** BRIEF **
Any picture among the records should be left out, please; retype the rest exactly.

--- start THE INPUT ---

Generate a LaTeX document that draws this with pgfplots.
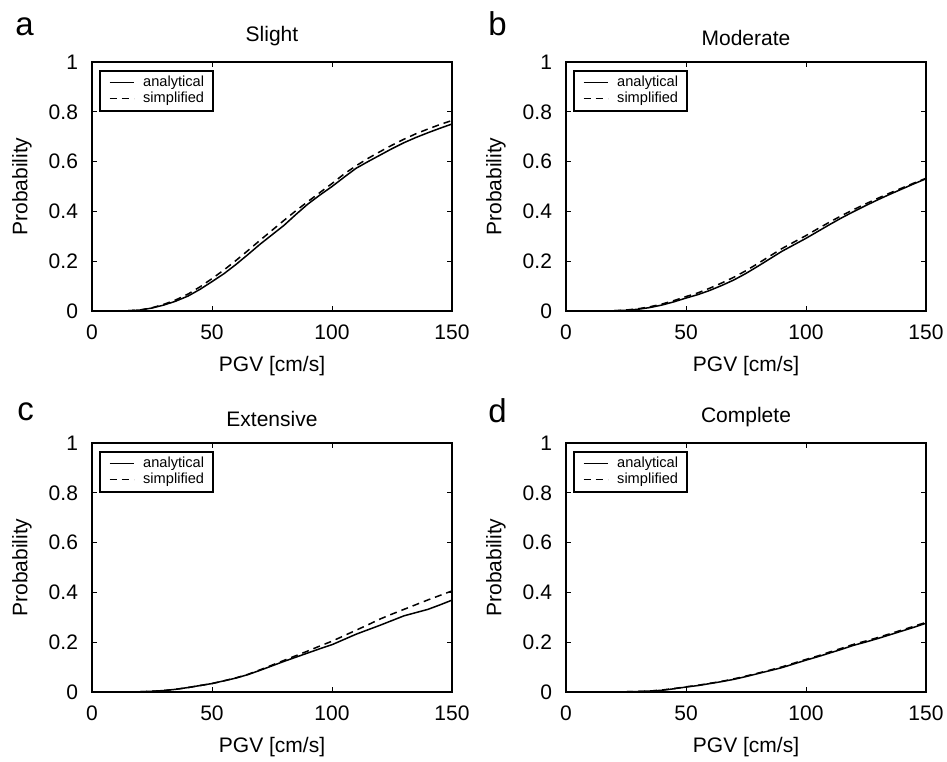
\documentclass[border=0pt]{standalone}
\usepackage{fontspec}
\setmainfont{Liberation Sans}
\usepackage{pgfplots}
\pgfplotsset{compat=1.18}
\pgfplotsset{
  panel/.style={
    width=180pt, height=124.5pt, scale only axis,
    xmin=0, xmax=150, ymin=0, ymax=1,
    xtick={0,50,100,150}, ytick={0,0.2,0.4,0.6,0.8,1},
    tick align=inside, major tick length=2.5pt,
    axis line style={line width=0.65pt, black},
    every tick/.style={line width=0.5pt, black},
    /pgf/number format/assume math mode=true,
    tick label style={font=\fontsize{10.5}{12}\selectfont},
    xticklabel style={yshift=-3.5pt},
    yticklabel style={xshift=-3.5pt},
    xlabel={PGV [cm/s]}, ylabel={Probability},
    label style={font=\fontsize{10.5}{12}\selectfont},
    xlabel style={at={(axis description cs:0.5,0)}, anchor=center, yshift=-27.5pt},
    ylabel style={at={(axis description cs:0,0.5)}, anchor=center, yshift=35pt},
    every axis title/.style={at={(axis description cs:0.5,1)}, anchor=south, yshift=4.5pt, font=\fontsize{10.5}{12}\selectfont},
    legend style={at={(axis description cs:0,1)}, anchor=north west, xshift=3.5pt, yshift=-4pt,
      draw=black, line width=1pt, font=\fontsize{7.3}{8.5}\selectfont,
      inner xsep=4.5pt, inner ysep=2.5pt, row sep=1.2pt, fill=white,
      nodes={inner sep=0pt},
      /tikz/every odd column/.append style={column sep=4.5pt}},
    legend cell align=left,
    legend image code/.code={\draw[#1, line width=0.6pt] (0pt,0pt) -- (12pt,0pt);},
  },
  ana/.style={black, line width=0.75pt},
  sim/.style={black, line width=0.75pt, dash pattern=on 3.5pt off 2.5pt},
}
\begin{document}
\begin{tikzpicture}
\useasboundingbox (0,0) rectangle (473.5pt,-380.5pt);
% panel a
\begin{axis}[panel, at={(46pt,-155.5pt)}, anchor=south west, title={Slight}]
\addplot[ana] coordinates {(0,0) (5,0) (10,0) (15,0.001) (20,0.004) (25,0.012) (30,0.024) (35,0.04) (40,0.06) (45,0.087) (50,0.118) (55,0.15) (60,0.187) (65,0.227) (70,0.268) (75,0.306) (80,0.344) (85,0.388) (90,0.43) (95,0.466) (100,0.50) (105,0.537) (110,0.573) (115,0.60) (120,0.626) (125,0.652) (130,0.676) (135,0.697) (140,0.716) (145,0.734) (150,0.751)};
\addlegendentry{analytical}
\addplot[sim] coordinates {(0,0) (5,0) (10,0) (15,0.001) (20,0.004) (25,0.013) (30,0.027) (35,0.045) (40,0.068) (45,0.097) (50,0.13) (55,0.165) (60,0.203) (65,0.243) (70,0.284) (75,0.324) (80,0.364) (85,0.403) (90,0.44) (95,0.476) (100,0.512) (105,0.55) (110,0.583) (115,0.613) (120,0.64) (125,0.666) (130,0.69) (135,0.712) (140,0.731) (145,0.749) (150,0.765)};
\addlegendentry{simplified}
\end{axis}
% panel b
\begin{axis}[panel, at={(283pt,-155.5pt)}, anchor=south west, title={Moderate}]
\addplot[ana] coordinates {(0,0) (5,0) (10,0) (15,0) (20,0.001) (25,0.003) (30,0.007) (35,0.014) (40,0.024) (45,0.037) (50,0.052) (55,0.066) (60,0.083) (65,0.103) (70,0.125) (75,0.151) (80,0.18) (85,0.21) (90,0.24) (95,0.266) (100,0.292) (105,0.32) (110,0.348) (115,0.375) (120,0.40) (125,0.424) (130,0.447) (135,0.469) (140,0.49) (145,0.511) (150,0.531)};
\addlegendentry{analytical}
\addplot[sim] coordinates {(0,0) (5,0) (10,0) (15,0) (20,0.001) (25,0.004) (30,0.009) (35,0.017) (40,0.028) (45,0.042) (50,0.058) (55,0.073) (60,0.092) (65,0.113) (70,0.136) (75,0.162) (80,0.191) (85,0.221) (90,0.251) (95,0.277) (100,0.303) (105,0.331) (110,0.358) (115,0.384) (120,0.408) (125,0.431) (130,0.453) (135,0.474) (140,0.494) (145,0.514) (150,0.533)};
\addlegendentry{simplified}
\end{axis}
% panel c
\begin{axis}[panel, at={(46pt,-346pt)}, anchor=south west, title={Extensive}]
\addplot[ana] coordinates {(0,0) (5,0) (10,0) (15,0) (20,0.001) (25,0.003) (30,0.006) (35,0.011) (40,0.018) (45,0.026) (50,0.034) (55,0.045) (60,0.056) (65,0.07) (70,0.087) (75,0.105) (80,0.123) (85,0.14) (90,0.157) (95,0.174) (100,0.19) (105,0.211) (110,0.232) (115,0.25) (120,0.268) (125,0.287) (130,0.306) (135,0.319) (140,0.332) (145,0.35) (150,0.369)};
\addlegendentry{analytical}
\addplot[sim] coordinates {(0,0) (5,0) (10,0) (15,0) (20,0.001) (25,0.003) (30,0.006) (35,0.011) (40,0.018) (45,0.026) (50,0.034) (55,0.045) (60,0.057) (65,0.071) (70,0.089) (75,0.108) (80,0.127) (85,0.146) (90,0.165) (95,0.185) (100,0.204) (105,0.226) (110,0.248) (115,0.27) (120,0.293) (125,0.313) (130,0.332) (135,0.351) (140,0.37) (145,0.388) (150,0.406)};
\addlegendentry{simplified}
\end{axis}
% panel d
\begin{axis}[panel, at={(283pt,-346pt)}, anchor=south west, title={Complete}]
\addplot[ana] coordinates {(0,0) (5,0) (10,0) (15,0) (20,0) (25,0.001) (30,0.002) (35,0.004) (40,0.007) (45,0.013) (50,0.02) (55,0.026) (60,0.034) (65,0.042) (70,0.051) (75,0.062) (80,0.074) (85,0.086) (90,0.098) (95,0.113) (100,0.128) (105,0.142) (110,0.157) (115,0.172) (120,0.188) (125,0.201) (130,0.215) (135,0.23) (140,0.245) (145,0.26) (150,0.276)};
\addlegendentry{analytical}
\addplot[sim] coordinates {(0,0) (5,0) (10,0) (15,0) (20,0) (25,0.001) (30,0.002) (35,0.004) (40,0.008) (45,0.014) (50,0.021) (55,0.027) (60,0.035) (65,0.043) (70,0.053) (75,0.064) (80,0.076) (85,0.088) (90,0.101) (95,0.116) (100,0.131) (105,0.145) (110,0.161) (115,0.176) (120,0.192) (125,0.205) (130,0.219) (135,0.234) (140,0.249) (145,0.264) (150,0.28)};
\addlegendentry{simplified}
\end{axis}
% panel letters
\node[anchor=base west, inner sep=0pt, font=\fontsize{16.5}{20}\selectfont] at (7.5pt,-17.5pt) {a};
\node[anchor=base west, inner sep=0pt, font=\fontsize{16.5}{20}\selectfont] at (244pt,-17.5pt) {b};
\node[anchor=base west, inner sep=0pt, font=\fontsize{16.5}{20}\selectfont] at (8.5pt,-210pt) {c};
\node[anchor=base west, inner sep=0pt, font=\fontsize{16.5}{20}\selectfont] at (244pt,-211pt) {d};
\end{tikzpicture}
\end{document}
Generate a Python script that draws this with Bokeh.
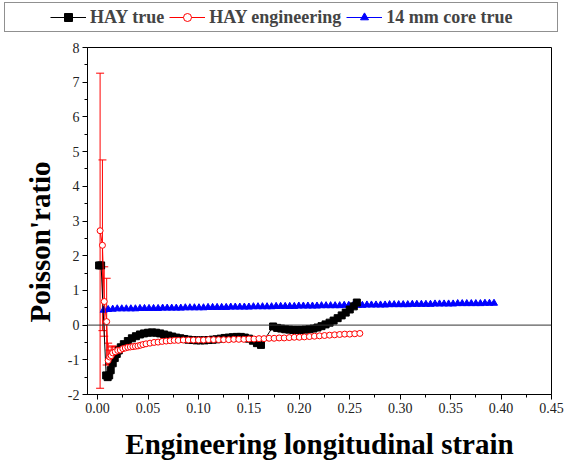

--- end THE INPUT ---

** ANSWER FOR THE TASK **
Generate a LaTeX document that draws this with pgfplots.
\documentclass[border=0pt]{standalone}
\usepackage{fontspec}
\setmainfont{Liberation Sans}
\usepackage{pgfplots}
\pgfplotsset{compat=1.18}
\pgfplotsset{
  panel/.style={
    width=180pt, height=124.5pt, scale only axis,
    xmin=0, xmax=150, ymin=0, ymax=1,
    xtick={0,50,100,150}, ytick={0,0.2,0.4,0.6,0.8,1},
    tick align=inside, major tick length=2.5pt,
    axis line style={line width=0.65pt, black},
    every tick/.style={line width=0.5pt, black},
    /pgf/number format/assume math mode=true,
    tick label style={font=\fontsize{10.5}{12}\selectfont},
    xticklabel style={yshift=-3.5pt},
    yticklabel style={xshift=-3.5pt},
    xlabel={PGV [cm/s]}, ylabel={Probability},
    label style={font=\fontsize{10.5}{12}\selectfont},
    xlabel style={at={(axis description cs:0.5,0)}, anchor=center, yshift=-27.5pt},
    ylabel style={at={(axis description cs:0,0.5)}, anchor=center, yshift=35pt},
    every axis title/.style={at={(axis description cs:0.5,1)}, anchor=south, yshift=4.5pt, font=\fontsize{10.5}{12}\selectfont},
    legend style={at={(axis description cs:0,1)}, anchor=north west, xshift=3.5pt, yshift=-4pt,
      draw=black, line width=1pt, font=\fontsize{7.3}{8.5}\selectfont,
      inner xsep=4.5pt, inner ysep=2.5pt, row sep=1.2pt, fill=white,
      nodes={inner sep=0pt},
      /tikz/every odd column/.append style={column sep=4.5pt}},
    legend cell align=left,
    legend image code/.code={\draw[#1, line width=0.6pt] (0pt,0pt) -- (12pt,0pt);},
  },
  ana/.style={black, line width=0.75pt},
  sim/.style={black, line width=0.75pt, dash pattern=on 3.5pt off 2.5pt},
}
\begin{document}
\begin{tikzpicture}
\useasboundingbox (0,0) rectangle (473.5pt,-380.5pt);
% panel a
\begin{axis}[panel, at={(46pt,-155.5pt)}, anchor=south west, title={Slight}]
\addplot[ana] coordinates {(0,0) (5,0) (10,0) (15,0.001) (20,0.004) (25,0.012) (30,0.024) (35,0.04) (40,0.06) (45,0.087) (50,0.118) (55,0.15) (60,0.187) (65,0.227) (70,0.268) (75,0.306) (80,0.344) (85,0.388) (90,0.43) (95,0.466) (100,0.50) (105,0.537) (110,0.573) (115,0.60) (120,0.626) (125,0.652) (130,0.676) (135,0.697) (140,0.716) (145,0.734) (150,0.751)};
\addlegendentry{analytical}
\addplot[sim] coordinates {(0,0) (5,0) (10,0) (15,0.001) (20,0.004) (25,0.013) (30,0.027) (35,0.045) (40,0.068) (45,0.097) (50,0.13) (55,0.165) (60,0.203) (65,0.243) (70,0.284) (75,0.324) (80,0.364) (85,0.403) (90,0.44) (95,0.476) (100,0.512) (105,0.55) (110,0.583) (115,0.613) (120,0.64) (125,0.666) (130,0.69) (135,0.712) (140,0.731) (145,0.749) (150,0.765)};
\addlegendentry{simplified}
\end{axis}
% panel b
\begin{axis}[panel, at={(283pt,-155.5pt)}, anchor=south west, title={Moderate}]
\addplot[ana] coordinates {(0,0) (5,0) (10,0) (15,0) (20,0.001) (25,0.003) (30,0.007) (35,0.014) (40,0.024) (45,0.037) (50,0.052) (55,0.066) (60,0.083) (65,0.103) (70,0.125) (75,0.151) (80,0.18) (85,0.21) (90,0.24) (95,0.266) (100,0.292) (105,0.32) (110,0.348) (115,0.375) (120,0.40) (125,0.424) (130,0.447) (135,0.469) (140,0.49) (145,0.511) (150,0.531)};
\addlegendentry{analytical}
\addplot[sim] coordinates {(0,0) (5,0) (10,0) (15,0) (20,0.001) (25,0.004) (30,0.009) (35,0.017) (40,0.028) (45,0.042) (50,0.058) (55,0.073) (60,0.092) (65,0.113) (70,0.136) (75,0.162) (80,0.191) (85,0.221) (90,0.251) (95,0.277) (100,0.303) (105,0.331) (110,0.358) (115,0.384) (120,0.408) (125,0.431) (130,0.453) (135,0.474) (140,0.494) (145,0.514) (150,0.533)};
\addlegendentry{simplified}
\end{axis}
% panel c
\begin{axis}[panel, at={(46pt,-346pt)}, anchor=south west, title={Extensive}]
\addplot[ana] coordinates {(0,0) (5,0) (10,0) (15,0) (20,0.001) (25,0.003) (30,0.006) (35,0.011) (40,0.018) (45,0.026) (50,0.034) (55,0.045) (60,0.056) (65,0.07) (70,0.087) (75,0.105) (80,0.123) (85,0.14) (90,0.157) (95,0.174) (100,0.19) (105,0.211) (110,0.232) (115,0.25) (120,0.268) (125,0.287) (130,0.306) (135,0.319) (140,0.332) (145,0.35) (150,0.369)};
\addlegendentry{analytical}
\addplot[sim] coordinates {(0,0) (5,0) (10,0) (15,0) (20,0.001) (25,0.003) (30,0.006) (35,0.011) (40,0.018) (45,0.026) (50,0.034) (55,0.045) (60,0.057) (65,0.071) (70,0.089) (75,0.108) (80,0.127) (85,0.146) (90,0.165) (95,0.185) (100,0.204) (105,0.226) (110,0.248) (115,0.27) (120,0.293) (125,0.313) (130,0.332) (135,0.351) (140,0.37) (145,0.388) (150,0.406)};
\addlegendentry{simplified}
\end{axis}
% panel d
\begin{axis}[panel, at={(283pt,-346pt)}, anchor=south west, title={Complete}]
\addplot[ana] coordinates {(0,0) (5,0) (10,0) (15,0) (20,0) (25,0.001) (30,0.002) (35,0.004) (40,0.007) (45,0.013) (50,0.02) (55,0.026) (60,0.034) (65,0.042) (70,0.051) (75,0.062) (80,0.074) (85,0.086) (90,0.098) (95,0.113) (100,0.128) (105,0.142) (110,0.157) (115,0.172) (120,0.188) (125,0.201) (130,0.215) (135,0.23) (140,0.245) (145,0.26) (150,0.276)};
\addlegendentry{analytical}
\addplot[sim] coordinates {(0,0) (5,0) (10,0) (15,0) (20,0) (25,0.001) (30,0.002) (35,0.004) (40,0.008) (45,0.014) (50,0.021) (55,0.027) (60,0.035) (65,0.043) (70,0.053) (75,0.064) (80,0.076) (85,0.088) (90,0.101) (95,0.116) (100,0.131) (105,0.145) (110,0.161) (115,0.176) (120,0.192) (125,0.205) (130,0.219) (135,0.234) (140,0.249) (145,0.264) (150,0.28)};
\addlegendentry{simplified}
\end{axis}
% panel letters
\node[anchor=base west, inner sep=0pt, font=\fontsize{16.5}{20}\selectfont] at (7.5pt,-17.5pt) {a};
\node[anchor=base west, inner sep=0pt, font=\fontsize{16.5}{20}\selectfont] at (244pt,-17.5pt) {b};
\node[anchor=base west, inner sep=0pt, font=\fontsize{16.5}{20}\selectfont] at (8.5pt,-210pt) {c};
\node[anchor=base west, inner sep=0pt, font=\fontsize{16.5}{20}\selectfont] at (244pt,-211pt) {d};
\end{tikzpicture}
\end{document}
Generate a Python script that draws this with Bokeh.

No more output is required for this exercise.